The former Google product manager decided to do something about it and started an app called LiuLiShuo, which basically means “speaking fluently” in Mandarin. The app, which claims more than 30 million users, is one of scores of English-learning startups looking to disrupt China’s hidebound language schools. To differentiate itself from products started by Internet giants like Baidu and Tencent, LiuLiShuo brings gaming and social media features to the genre. Users win points when they move to the next level and text each other encouragement and tips. Wang also touts artificial intelligence that analyzes the student’s learning idiosyncrasies and tailors the teaching program to his or her needs.
Virtually unknown outside China, the Shanghai startup has raised $42 million at a valuation of $200 million as of its last funding round last year. LiuLiShuo’s investors include IDG Capital Partners, GGV Capital and Trustbridge Partners, which have backed the likes of Airbnb, Slack, Baidu, Alibaba, Tencent and Qihoo 360. Wang, a Princeton computer science graduate who worked at Google for two years before launching the app in 2013, plans eventually to produce versions in other languages, including Mandarin. “We want LiuLiShuo to be the go-to app for people across the world to learn any language,” Wang says. “The future of language learning is personalization.”
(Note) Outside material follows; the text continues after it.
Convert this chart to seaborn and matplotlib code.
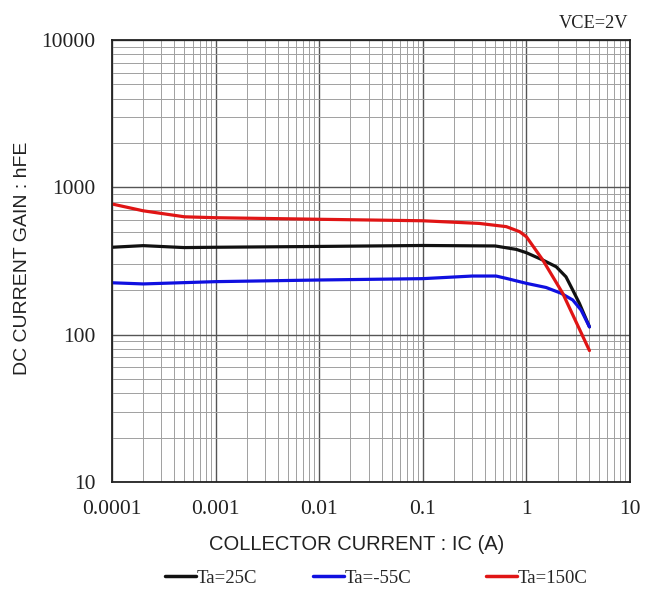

There are skeptics, especially in traditional education circles. Mastering a language requires experienced teachers, immersion in the native tongue, and habitual reading of English news and books, says Jiang Xueqin, a former teacher in China who now consults. “If we’re talking about people who work in the services industry and you want to ramp up their English, that’s the perfect app for that,” he says. “But if we’re talking about training students to think for themselves, that wouldn’t help.” Still, Jiang acknowledges that Chinese parents spend thousands of yuan an hour for English tutoring only to discover that their kids can’t speak colloquial English. Wang, 36, started LiuLiShuo after a chance encounter with a foot masseuse. In the summer of 2012, a mutual friend introduced him to Andreas Weigend, Amazon’s former chief scientist. They met at a foot massage place in Shanghai. Turns out Weigend’s masseuse wanted to learn English so he could leave his job for a better one. His plan: to use a textbook written in the 1960s. Wang noticed the masseuse had a knock-off Android phone. Would he pay 100 yuan ($15) a month for an app that would push him new content every day and teach him English? The masseuse said he’d obviously pay if the app worked. After the massage, Wang and Weigend chatted into the night, sketching the broad outlines of what would become LiuLiShuo.
Hundreds of tech startups have emerged in China promising to quickly teach people how to speak the language at a fraction of what they’d typically pay a human teacher. In recent years, China’s internet giants — Baidu, Alibaba, Tencent — as well as the country’s largest online media and gaming companies have invested in the online language learning market.